Their voices have not the slightest impact on the formulation of policy in the Obama White House. As the events of last week demonstrate, it is the military-intelligence apparatus that calls the shots here. Obama did not make an independent decision as commander-in-chief, but rubber-stamped the course backed by one faction of the military establishment against the other.
According to press accounts that followed Obama's speech at Camp Lejeune, the 19-month "withdrawal" plan selected by Obama was the preferred option of Defense Secretary Robert Gates and the Joint Chiefs of Staff. Gates confirmed, in an interview Sunday on NBC's "Meet the Press", that the Iraq field commanders, headed by Gen. Raymond Odierno, preferred a 23-month schedule for withdrawal, while the Pentagon brass, concerned about the need for troops in Afghanistan and being stretched too thin to engage in other potential conflicts, opted for the shorter timeframe.

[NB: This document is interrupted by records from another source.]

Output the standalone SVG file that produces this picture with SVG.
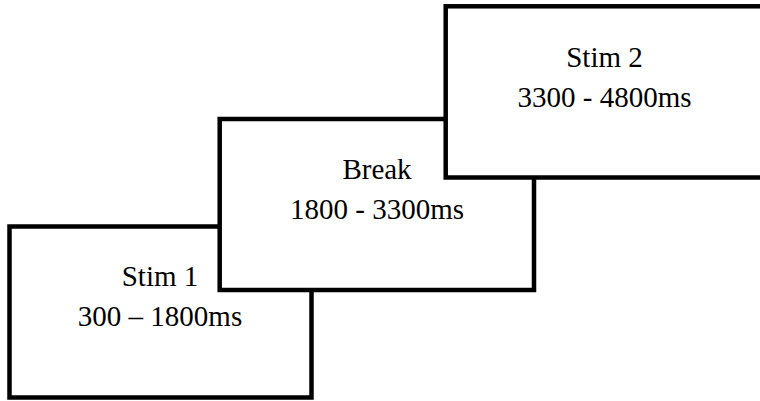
<svg xmlns="http://www.w3.org/2000/svg" width="760" height="401" viewBox="0 0 760 401">
  <style>
    .box { fill: #ffffff; stroke: #000000; stroke-width: 4.5; }
    .lbl { font-family: "Liberation Serif", "Times New Roman", serif; font-size: 29px; fill: #000000; text-anchor: middle; }
  </style>
  <rect width="760" height="401" fill="#ffffff"/>
  <g id="connectors"></g>
  <g id="stim1">
    <rect class="box" x="9.5" y="226.5" width="302" height="171"/>
    <text class="lbl" x="160" y="286">Stim 1</text>
    <text class="lbl" x="160" y="326">300 – 1800ms</text>
  </g>
  <g id="break">
    <rect class="box" x="219.7" y="119" width="314.3" height="171"/>
    <text class="lbl" x="377" y="178.5">Break</text>
    <text class="lbl" x="377" y="218.5">1800 - 3300ms</text>
  </g>
  <g id="stim2">
    <rect class="box" x="445.7" y="6.3" width="318" height="171.2"/>
    <text class="lbl" x="604.5" y="66.5">Stim 2</text>
    <text class="lbl" x="604.5" y="106.5">3300 - 4800ms</text>
  </g>
</svg>
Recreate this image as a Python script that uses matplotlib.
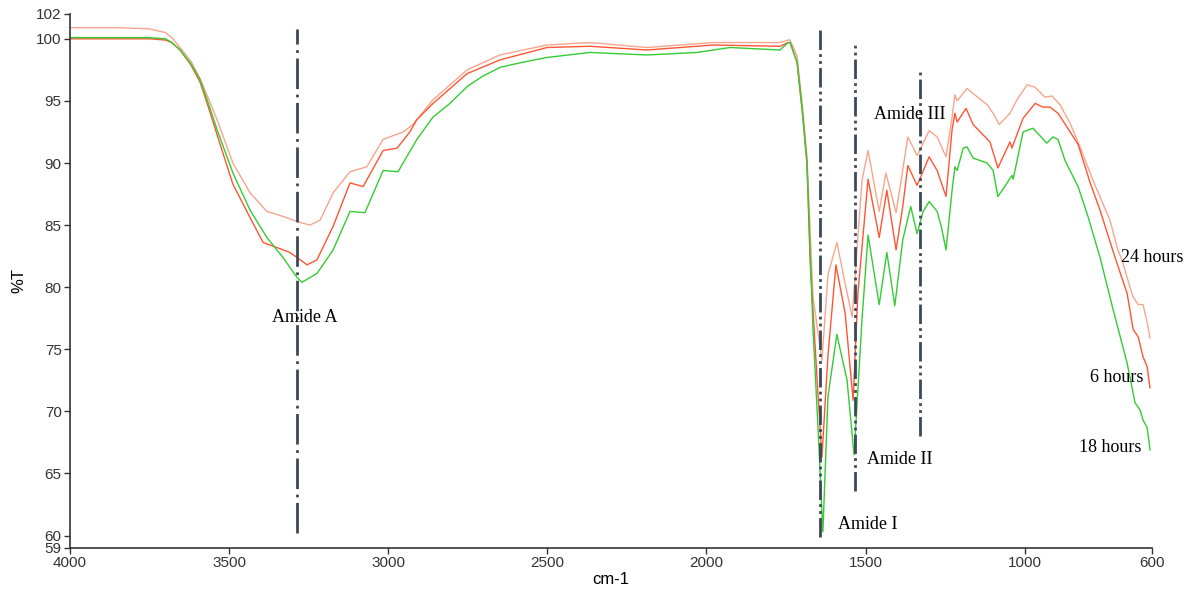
import matplotlib
matplotlib.use("Agg")
import matplotlib.pyplot as plt

# ---- data: (wavenumber cm-1, %T) ----
spec_18h = [
    (4000, 100.1), (3850, 100.1), (3750, 100.1), (3700, 100.0), (3680, 99.7), (3654, 99.1),
    (3620, 98.0), (3591, 96.7), (3565, 94.8), (3538, 92.7), (3488, 89.2), (3434, 86.2),
    (3381, 84.0), (3331, 82.4), (3287, 80.8), (3271, 80.4), (3224, 81.1), (3173, 83.0),
    (3120, 86.1), (3073, 86.0), (3016, 89.4), (2969, 89.3), (2910, 91.9), (2859, 93.7),
    (2806, 94.8), (2750, 96.2), (2702, 97.0), (2649, 97.7), (2580, 98.1), (2501, 98.5),
    (2366, 98.9), (2187, 98.7), (2030, 98.9), (1926, 99.3), (1769, 99.1), (1743, 99.7),
    (1737, 99.7), (1715, 98.1), (1698, 94.0), (1684, 90.0), (1665, 76.6), (1649, 68.5),
    (1634, 60.3), (1618, 71.2), (1590, 76.2), (1558, 72.5), (1536, 66.5), (1511, 77.4),
    (1492, 84.2), (1457, 78.6), (1433, 82.8), (1408, 78.5), (1383, 83.8), (1358, 86.5),
    (1338, 84.3), (1319, 86.1), (1300, 86.9), (1275, 86.1), (1262, 84.9), (1247, 83.0),
    (1228, 87.8), (1219, 89.7), (1212, 89.4), (1193, 91.2), (1181, 91.3), (1162, 90.4),
    (1118, 90.0), (1099, 89.4), (1084, 87.3), (1055, 88.4), (1040, 89.0), (1036, 88.7),
    (1005, 92.5), (974, 92.8), (930, 91.6), (911, 92.1), (895, 91.9), (873, 90.2),
    (832, 88.1), (801, 85.7), (763, 82.4), (722, 78.2), (678, 73.9), (653, 70.7),
    (637, 70.1), (628, 69.3), (615, 68.7), (606, 66.9)]

spec_6h = [
    (4000, 100.0), (3850, 100.0), (3750, 100.0), (3700, 99.9), (3680, 99.7), (3654, 99.1),
    (3620, 97.9), (3591, 96.5), (3565, 94.5), (3538, 92.3), (3488, 88.3), (3434, 85.6),
    (3393, 83.6), (3350, 83.2), (3309, 82.8), (3287, 82.4), (3255, 81.8), (3224, 82.2),
    (3173, 84.9), (3120, 88.4), (3079, 88.1), (3016, 91.0), (2972, 91.2), (2932, 92.5),
    (2910, 93.5), (2859, 94.8), (2752, 97.2), (2649, 98.3), (2501, 99.3), (2366, 99.4),
    (2187, 99.1), (1979, 99.5), (1769, 99.4), (1743, 99.7), (1737, 99.7), (1715, 98.1),
    (1698, 94.0), (1684, 90.0), (1674, 82.0), (1652, 72.5), (1637, 66.3), (1618, 74.5),
    (1593, 81.8), (1564, 77.9), (1539, 70.9), (1524, 79.5), (1492, 88.7), (1457, 84.0),
    (1433, 87.8), (1404, 83.0), (1383, 86.5), (1367, 89.8), (1338, 88.2), (1300, 90.5),
    (1275, 89.4), (1247, 87.3), (1228, 92.7), (1219, 94.0), (1212, 93.3), (1184, 94.4),
    (1162, 93.1), (1109, 91.7), (1084, 89.6), (1046, 91.7), (1040, 91.2), (1005, 93.6),
    (967, 94.8), (942, 94.5), (920, 94.5), (895, 94.0), (867, 92.9), (832, 91.5),
    (794, 88.4), (763, 86.2), (716, 82.4), (678, 79.5), (659, 76.6), (643, 76.0),
    (628, 74.4), (615, 73.6), (606, 71.9)]

spec_24h = [
    (4000, 100.9), (3850, 100.9), (3750, 100.8), (3700, 100.5), (3680, 100.1), (3654, 99.3),
    (3620, 98.2), (3591, 96.8), (3565, 95.2), (3538, 93.5), (3488, 90.0), (3434, 87.6),
    (3381, 86.1), (3331, 85.7), (3287, 85.3), (3246, 85.0), (3214, 85.4), (3173, 87.6),
    (3120, 89.3), (3067, 89.7), (3016, 91.9), (2953, 92.5), (2922, 93.1), (2859, 95.1),
    (2752, 97.5), (2649, 98.7), (2501, 99.5), (2366, 99.7), (2187, 99.3), (1979, 99.7),
    (1769, 99.7), (1743, 99.9), (1737, 99.9), (1715, 98.6), (1698, 94.5), (1684, 90.5),
    (1665, 79.2), (1637, 74.1), (1618, 81.0), (1590, 83.6), (1564, 80.3), (1542, 77.6),
    (1511, 88.6), (1492, 91.0), (1457, 86.1), (1436, 89.2), (1404, 86.0), (1367, 92.1),
    (1338, 90.6), (1300, 92.6), (1275, 92.1), (1247, 90.5), (1228, 93.7), (1219, 95.5),
    (1212, 95.0), (1181, 96.0), (1162, 95.6), (1118, 94.7), (1099, 94.0), (1080, 93.1),
    (1046, 94.0), (1024, 95.1), (992, 96.3), (967, 96.1), (936, 95.3), (914, 95.4),
    (889, 94.7), (857, 93.2), (826, 91.3), (785, 88.6), (732, 85.4), (707, 83.0),
    (694, 82.2), (669, 80.0), (659, 79.2), (643, 78.6), (628, 78.6), (612, 76.8),
    (606, 75.9)]

band_wn = [3285, 1642, 1533, 1328]
band_top = [100.8, 100.8, 99.8, 97.3]
band_bottom = [60.2, 59.9, 63.6, 68.0]

band_labels = ["Amide A", "Amide I", "Amide II", "Amide III"]
band_label_pos = [(3261, 77.6), (1492, 60.9), (1392, 66.1), (1360, 93.9)]

series_labels = ["24 hours", "6 hours", "18 hours"]
series_label_pos = [(600, 82.4), (710, 72.7), (732, 67.1)]

x_ticks = [4000, 3500, 3000, 2500, 2000, 1500, 1000, 600]
y_ticks = [59, 60, 65, 70, 75, 80, 85, 90, 95, 100, 102]

# ---- figure ----
plt.rcParams['lines.scale_dashes'] = False
fig = plt.figure(figsize=(11.9, 5.95), dpi=100)
ax = fig.add_axes([0.0588, 0.079, 0.9092, 0.8975])

for spec, col in [(spec_24h, '#f7a58c'), (spec_6h, '#ff5533'), (spec_18h, '#33cc33')]:
    xs, ys = zip(*spec)
    ax.plot(xs, ys, color=col, lw=1.0)

line_col = '#3c4859'
dash_a = (0, (22, 4, 2, 4))
dash_b = (0, (14, 3, 2, 3, 2, 3))
for i, (w, tp, bt) in enumerate(zip(band_wn, band_top, band_bottom)):
    ax.plot([w, w], [bt, tp], color=line_col, lw=2.0,
            linestyle=dash_a if i == 0 else dash_b)

serif = ['Liberation Serif', 'DejaVu Serif']
for lab, (x, y) in zip(band_labels, band_label_pos):
    ax.text(x, y, lab, ha='center', va='center', fontsize=13, family=serif)
for lab, (x, y) in zip(series_labels, series_label_pos):
    ax.text(x, y, lab, ha='center', va='center', fontsize=13, family=serif, clip_on=False)

ax.set_xlim(4000, 600)
ax.set_ylim(59, 102)
ax.set_xticks(x_ticks)
ax.set_yticks(y_ticks)
sans = ['Liberation Sans', 'DejaVu Sans']
for lbl in ax.get_xticklabels() + ax.get_yticklabels():
    lbl.set_family(sans)
    lbl.set_fontsize(11)
ax.tick_params(direction='out', length=4, width=1, pad=2, colors='#333333')
for s in ['top', 'right']:
    ax.spines[s].set_visible(False)
for s in ['left', 'bottom']:
    ax.spines[s].set_color('#333333')
    ax.spines[s].set_linewidth(1.2)

ax.set_xlabel('cm-1', fontsize=12, family=sans, labelpad=1)
ax.set_ylabel('%T', fontsize=12, family=sans, labelpad=7)

fig.savefig('out.png', dpi=100)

Obama did not replace any of the Bush administration's principal military decision makers when he took office. Instead, he retained Gates, Admiral Michael Mullen, chairman of the Joint Chiefs of Staff, Odierno and General David Petraeus, head of the US Central Command and architect of the "surge" in Iraq.
His embrace of militarism was demonstrated in the very fact that Obama chose to give the speech at a Marine base to an audience of uniformed troops, not in a civilian setting or through a televised White House address. The effect was to suggest that in the America of 2009, decisions on war and peace are of concern primarily to the military, with the American people relegated to the role of bystanders.
The whole process demonstrates the erosion of American democracy. The American people cannot, through voting in election after election, effect any change in the foreign and military policy of the government. The war in Iraq goes on, and the war in Afghanistan is being escalated, regardless of popular sentiments.